I have my lips pierced, I've had them re-pierced for about a month and a half, and there for the most part, completely healed... 

Considering the size of my lip, and the swelling that went along with it. Once the swelling went down, the rings are rediculously big, and wont stay in once place...

There gauged about 10 14. 

I don't have money to buy rings, nor want to spend it, even if I did. I've been doing a lot of jewelery wire wrapping. I was wondering if a 20 gauge, wire (or bigger) would be suitable for them?
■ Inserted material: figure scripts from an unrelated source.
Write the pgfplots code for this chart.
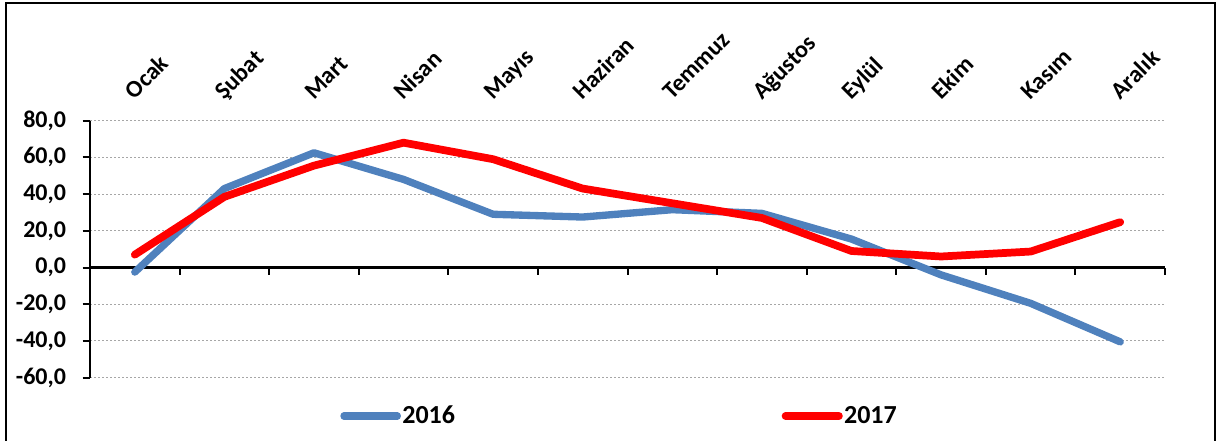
\documentclass[border=0pt]{standalone}
\usepackage{fontspec}
\setmainfont{Carlito}
\usepackage{pgfplots}
\pgfplotsset{compat=1.18}
\definecolor{blu}{HTML}{4F81BD}
\definecolor{grd}{HTML}{A6A6A6}
\begin{document}
\begin{tikzpicture}
\path[use as bounding box] (0,0) rectangle (912.75pt,330.75pt);
\draw[line width=1.5pt] (4.5pt,-20pt) -- (4.5pt,328.5pt) -- (911.25pt,328.5pt) -- (911.25pt,-20pt);
\begin{axis}[
  at={(67.5pt,47.5pt)}, anchor=south west,
  scale only axis, width=806.25pt, height=192.75pt,
  xmin=-0.5, xmax=11.5, ymin=-60, ymax=80,
  axis y line=left, axis x line=middle,
  every inner x axis line/.append style={-},
  every outer y axis line/.append style={-},
  every outer x axis line/.append style={-},
  every inner y axis line/.append style={-},
  axis line style={line width=1.6pt, black},
  xtick={0.5,1.5,...,11.5}, xticklabels={},
  ytick={-60,-40,...,80},
  major tick length=5.5pt,
  tick style={line width=1.5pt, black},
  xtick align=outside, ytick align=outside,
  ymajorgrids,
  grid style={dash pattern=on 1.5pt off 1.5pt, grd, line width=0.7pt},
  /pgf/number format/assume math mode=true,
  yticklabel={\pgfmathprintnumber[fixed, fixed zerofill, precision=1, use comma]{\tick}},
  yticklabel style={font=\fontsize{18}{20}\selectfont\bfseries, xshift=-9pt},
  legend columns=2,
  legend style={at={(0.2326,-0.149)}, anchor=west, draw=none, fill=none,
    font=\fontsize{19.5}{21}\selectfont\bfseries, inner sep=0pt,
    nodes={inner sep=1pt},
    /tikz/every even column/.append style={column sep=244pt}},
  legend image code/.code={\draw[#1] (0pt,0pt) -- (40pt,0pt);},
  clip=false,
]
\addplot[blu, line width=5.5pt, line cap=round, line join=round] coordinates {
(0,-2.5) (1,43) (2,62.5) (3,48) (4,29) (5,27.5) (6,31.5) (7,29.5) (8,15.5) (9,-4) (10,-19.5) (11,-40.5)};
\addlegendentry{2016}
\addplot[red, line width=5.8pt, line cap=round, line join=round] coordinates {
(0,7) (1,38.5) (2,55.5) (3,68) (4,59) (5,43) (6,35) (7,27) (8,9) (9,6) (10,8.7) (11,24.7)};
\addlegendentry{2017}
\end{axis}
\begin{axis}[
  at={(67.5pt,47.5pt)}, anchor=south west,
  scale only axis, width=806.25pt, height=192.75pt,
  xmin=-0.5, xmax=11.5, ymin=-60, ymax=80,
  hide y axis, axis x line*=top, x axis line style={draw=none},
  xtick={0,...,11},
  xticklabels={Ocak,Şubat,Mart,Nisan,Mayıs,Haziran,Temmuz,Ağustos,Eylül,Ekim,Kasım,Aralık},
  major tick length=0pt,
  xticklabel shift=15pt,
  every x tick label/.style={font=\fontsize{18}{20}\selectfont\bfseries, inner sep=0pt, rotate=45, anchor=base west},
]
\addplot[draw=none] coordinates {(0,0)};
\end{axis}
\end{tikzpicture}
\end{document}
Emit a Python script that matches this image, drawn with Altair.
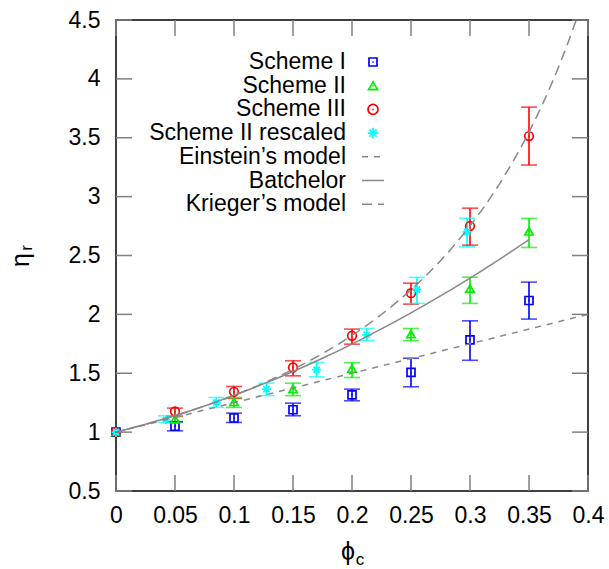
import altair as alt
import pandas as pd

# ---------------- data ----------------
series_names = ["Scheme I", "Scheme II", "Scheme III", "Scheme II rescaled"]
series_colors = ["#0000ff", "#00ee00", "#ff0000", "#00ffff"]

phi = [0.0, 0.05, 0.1, 0.15, 0.2, 0.25, 0.3, 0.35]
phi_rescaled = [0.0, 0.0425, 0.085, 0.1275, 0.17, 0.2125, 0.255, 0.2975]

s1 = [1.0, 1.05, 1.12, 1.19, 1.317, 1.507, 1.784, 2.118]
s1_lo = [1.0, 1.011, 1.082, 1.139, 1.266, 1.385, 1.61, 1.96]
s1_hi = [1.0, 1.088, 1.161, 1.246, 1.365, 1.628, 1.945, 2.274]

s2 = [1.0, 1.11, 1.257, 1.365, 1.54, 1.832, 2.22, 2.705]
s2_lo = [1.0, 1.082, 1.21, 1.31, 1.464, 1.776, 2.093, 2.568]
s2_hi = [1.0, 1.139, 1.294, 1.416, 1.59, 1.88, 2.316, 2.815]

s3 = [1.0, 1.175, 1.342, 1.549, 1.818, 2.18, 2.75, 3.514]
s3_lo = [1.0, 1.133, 1.286, 1.478, 1.747, 2.087, 2.588, 3.268]
s3_hi = [1.0, 1.204, 1.388, 1.606, 1.875, 2.265, 2.902, 3.76]

rs = [1.0, 1.105, 1.252, 1.365, 1.53, 1.826, 2.21, 2.70]
rs_lo = [1.0, 1.082, 1.21, 1.31, 1.47, 1.776, 2.093, 2.574]
rs_hi = [1.0, 1.139, 1.294, 1.416, 1.592, 1.88, 2.314, 2.817]

einstein_phi = [0.0, 0.4]
einstein_eta = [1.0, 2.0]

batchelor_phi = [0.0, 0.025, 0.05, 0.075, 0.1, 0.125, 0.15, 0.175, 0.2,
                 0.225, 0.25, 0.275, 0.3, 0.325, 0.35]
batchelor_eta = [1.0, 1.0664, 1.1405, 1.2224, 1.312, 1.4094, 1.5145, 1.6274,
                 1.748, 1.8764, 2.0125, 2.1564, 2.308, 2.4674, 2.6345]

krieger_phi = [0.0, 0.025, 0.05, 0.075, 0.1, 0.125, 0.15, 0.175, 0.2, 0.225,
               0.25, 0.275, 0.3, 0.325, 0.35, 0.36, 0.37, 0.38, 0.39]
krieger_eta = [1.0, 1.0658, 1.139, 1.2207, 1.3124, 1.4157, 1.5331, 1.6671,
               1.8212, 1.9999, 2.2089, 2.456, 2.7512, 3.1087, 3.5485, 3.7536,
               3.978, 4.226, 4.5]

line_names = ["Einstein\u2019s model", "Batchelor", "Krieger\u2019s model"]

x_ticks = [0.0, 0.05, 0.1, 0.15, 0.2, 0.25, 0.3, 0.35, 0.4]
y_ticks = [0.5, 1.0, 1.5, 2.0, 2.5, 3.0, 3.5, 4.0, 4.5]

# ---------------- tables ----------------
rows = []
for name, xs, ys, lo, hi in [
    (series_names[0], phi, s1, s1_lo, s1_hi),
    (series_names[1], phi, s2, s2_lo, s2_hi),
    (series_names[2], phi, s3, s3_lo, s3_hi),
    (series_names[3], phi_rescaled, rs, rs_lo, rs_hi),
]:
    for x, y, l, h in zip(xs, ys, lo, hi):
        rows.append({"series": name, "phi": x, "eta": y, "lo": l, "hi": h})
df = pd.DataFrame(rows)

df_ein = pd.DataFrame({"phi": einstein_phi, "eta": einstein_eta})
df_bat = pd.DataFrame({"phi": batchelor_phi, "eta": batchelor_eta})
df_kri = pd.DataFrame({"phi": krieger_phi, "eta": krieger_eta})
df_xt = pd.DataFrame({"t": x_ticks})
df_yt = pd.DataFrame({"t": y_ticks})

# ---------------- styling ----------------
W, H = 472, 471
FONT = "Liberation Sans"
GRAY = "#888888"
TICKC = "#808080"
EIN_DASH = [6, 6]
KRI_DASH = [10, 6]

xscale = alt.Scale(domain=[0, 0.4], nice=False, zero=False)
yscale = alt.Scale(domain=[0.5, 4.5], nice=False, zero=False)
xaxis = alt.Axis(values=x_ticks, format="~g", title=None, grid=False, ticks=False,
                 domain=False, labelPadding=13, labelFlush=False, labelOverlap=False)
yaxis = alt.Axis(values=y_ticks, format="~g", title=None, grid=False, ticks=False,
                 domain=False, labelPadding=16, labelFlush=False, labelOverlap=False)

def X(f):
    return alt.X(f, type="quantitative", scale=xscale, axis=xaxis)

def Y(f):
    return alt.Y(f, type="quantitative", scale=yscale, axis=yaxis)

color = alt.Color("series:N", scale=alt.Scale(domain=series_names, range=series_colors), legend=None)
STAR = "M-1,0L1,0M0,-1L0,1M-0.7,-0.7L0.7,0.7M-0.7,0.7L0.7,-0.7"
shapes = ["square", "triangle-up", "circle", STAR]
sizes = [64, 81, 100, 110]
shape = alt.Shape("series:N", scale=alt.Scale(domain=series_names, range=shapes), legend=None)
size = alt.Size("series:N", scale=alt.Scale(domain=series_names, range=sizes), legend=None)

base = alt.Chart(df)
with_err = base.transform_filter("datum.hi > datum.lo")

errbars = with_err.mark_rule(strokeWidth=1.6).encode(x=X("phi"), y=Y("lo"), y2="hi", color=color)
cap_lo = with_err.mark_tick(orient="horizontal", size=16, thickness=1.6).encode(x=X("phi"), y=Y("lo"), color=color)
cap_hi = with_err.mark_tick(orient="horizontal", size=16, thickness=1.6).encode(x=X("phi"), y=Y("hi"), color=color)
points = base.mark_point(filled=False, strokeWidth=1.7, opacity=1).encode(
    x=X("phi"), y=Y("eta"), color=color, shape=shape, size=size)
dots = base.transform_filter(alt.FieldOneOfPredicate(field="series", oneOf=series_names[:3])).mark_point(
    filled=True, shape="circle", size=3, opacity=1).encode(x=X("phi"), y=Y("eta"), color=color)

ein = alt.Chart(df_ein).mark_line(color=GRAY, strokeWidth=1.5, strokeDash=EIN_DASH).encode(x=X("phi"), y=Y("eta"))
bat = alt.Chart(df_bat).mark_line(color=GRAY, strokeWidth=1.5, interpolate="monotone").encode(x=X("phi"), y=Y("eta"))
kri = alt.Chart(df_kri).mark_line(color=GRAY, strokeWidth=1.5, strokeDash=KRI_DASH, interpolate="monotone").encode(x=X("phi"), y=Y("eta"))

TL = 16
xt_bot = alt.Chart(df_xt).mark_rule(color=TICKC, strokeWidth=1.5).encode(x=X("t"), y=alt.value(H), y2=alt.value(H - TL))
xt_top = alt.Chart(df_xt).mark_rule(color=TICKC, strokeWidth=1.5).encode(x=X("t"), y=alt.value(0), y2=alt.value(TL))
yt_left = alt.Chart(df_yt).mark_rule(color=TICKC, strokeWidth=1.5).encode(y=Y("t"), x=alt.value(0), x2=alt.value(TL))
yt_right = alt.Chart(df_yt).mark_rule(color=TICKC, strokeWidth=1.5).encode(y=Y("t"), x=alt.value(W - TL), x2=alt.value(W))

# ---------------- legend (drawn manually, gnuplot style) ----------------
LEG_Y0 = 42
LEG_DY = 23.7
LEG_TX = 230
LEG_SX = 257
legend_layers = []
all_names = series_names + line_names
for i, name in enumerate(all_names):
    yy = LEG_Y0 + i * LEG_DY
    one = alt.Chart(pd.DataFrame({"label": [name]}))
    legend_layers.append(one.mark_text(align="right", baseline="middle", font=FONT, fontSize=23,
                                       color="black").encode(x=alt.value(LEG_TX), y=alt.value(yy), text="label:N"))
    if i < 4:
        legend_layers.append(one.mark_point(filled=False, shape=shapes[i], size=sizes[i], strokeWidth=1.7,
                                            color=series_colors[i], opacity=1).encode(
            x=alt.value(LEG_SX), y=alt.value(yy)))
        if i < 3:
            legend_layers.append(one.mark_point(filled=True, shape="circle", size=3, color=series_colors[i],
                                                opacity=1).encode(x=alt.value(LEG_SX), y=alt.value(yy)))
    else:
        dash = {4: EIN_DASH, 5: [1, 0], 6: KRI_DASH}[i]
        legend_layers.append(one.mark_rule(color=GRAY, strokeWidth=1.5, strokeDash=dash).encode(
            x=alt.value(LEG_SX - 11), x2=alt.value(LEG_SX + 11), y=alt.value(yy)))

# ---------------- axis titles ----------------
def txt(s, x, y, fs, angle=0):
    return alt.Chart(pd.DataFrame({"s": [s]})).mark_text(
        align="center", baseline="middle", font=FONT, fontSize=fs, color="black", angle=angle
    ).encode(x=alt.value(x), y=alt.value(y), text="s:N")

titles = [
    txt("\u03d5", 232, 532, 25),
    txt("c", 244, 540, 17),
    txt("\u03b7", -95, 240, 25, 270),
    txt("r", -89, 228, 17, 270),
]

chart = alt.layer(
    errbars, cap_lo, cap_hi, points, dots, ein, bat, kri,
    xt_bot, xt_top, yt_left, yt_right, *legend_layers, *titles
).properties(
    width=W, height=H,
    autosize=alt.AutoSizeParams(type="none"),
    padding={"left": 116, "top": 20, "right": 21, "bottom": 78},
).configure_view(
    stroke="black", strokeWidth=1.5
).configure_axis(
    labelFont=FONT, labelFontSize=23, labelColor="black"
)

chart.save("out.html", embed_options={"renderer": "svg", "actions": False})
Also, I have concerns about metals that can and cannot be put through the hole: 

Brass 
Copper
Silver
Gold
ect. 

The kind of wire you would aquire at a craft store for beading and the like. (Jo-Ann Fabrics.)

Replies/ Advice would be appreciated.


----------



## smellyskelly (Oct 1, 2009)

try and keep the bigger jewlery in, it may not be comfortable but its a good way to not get any infections from other types of materials. 
if you were near philly i could throw you some, i have all sorts of jewlery laying around , as i have had over 70 piercings and still got 23 in, i've got spare parts everywhere.


----------



## smellyskelly (Oct 1, 2009)

also most tattoo / piercing shops are not expensive when it comes to 316LVM SS jewelry, you could spange up the money in no time.


----------



## Ravie (Oct 1, 2009)

wooo! flea markets!!! like $2 a pop for 12 g lip rings. or just keep asking other kids if they have any to trade you. please dont use craft wire.


----------



## Rash L (Oct 1, 2009)

PLEASE PLEASE PLEASE dont use craft wire, its almost guaranteed to get infected, especially in an oral piercing where the saliva does not-so-happy things with metal. 
Also, piercing gauges are measured the same way that American wire gauge system works, meaning 14g piercing = 14g wire usually, but again, please dont use wire. 
There are plenty of places to buy jewelry for cheap or steal it, and in the long run your fistulas/piercings and your body will love you more for it.

Also kind of something to consider; Piercings are a responsibility (albeit, an argumentatively minor one) and if you arent willing to live up to that responsibility and treat your holes right, why have them at all? Kind of like a pet, without as much work to do....
Then again, I am a piercer and have been for 8 years, so that may be a little harsh.... but I guess thats my "educated" and professional opinion.


----------